そして彼のその決意は、この作品に収録された全8曲のすみずみに余すところなくみなぎっており、新しい時代のフラメンコギターの魅力が満喫できる。とりわけ素晴らしいのは、やはりアルバム冒頭の"Se alza la luna"(昇りゆく月)である。作品中唯一のギタ−独奏曲であるこの演奏は、タイトルにも表されているように、独り立ちに向けたカニサレス自身による強烈な決意表明である。

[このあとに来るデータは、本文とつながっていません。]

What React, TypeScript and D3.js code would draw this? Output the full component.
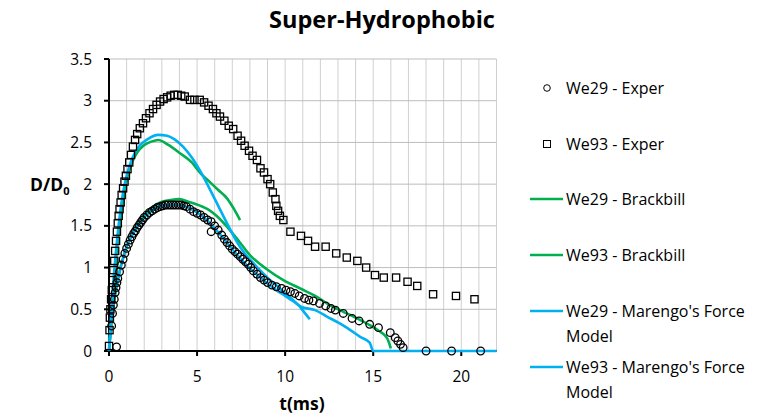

ザパテアード(フラメンコのリズムの1種)をベースに、細部に至るまでしっかりと計算された構成だが、フラメンコの醍醐味である即興性に基づく緊張感は、繰返し何度聴いても損なわれることはない。冒頭で静かに昇り始めた月が、確実な足取りで次第に明るさを増し、彼が目指す新しい音楽の姿を少しずつ照らし出してゆく様は圧巻である。白熱の4分間が経過して最後に訪れる簡潔だが圧倒的なエンディングも、鳥肌ものである。はじめて聴いた時は、ひたすら開いた口がふさがらない状態だった。衝撃的だった。以来、僕はこの曲をいままで何度聴いたことかわからない。

どんな人にとっても、将来は常に期待と不安が入り混じった、非常に不安定なものである。そこにおいて、これだけの自信に溢れた新しい世界を提示することができたカニサレスは、やはり超大物である。既に発売から10年近くが経過したが、現在も彼は着実に新たなフラメンコの歴史を切り開いている。聴いて感心している場合ではないのだが、やはり何度聴いても「オーレ!」と発する以前に「う〜ん」と唸るばかりである僕は、やはり小粒だ。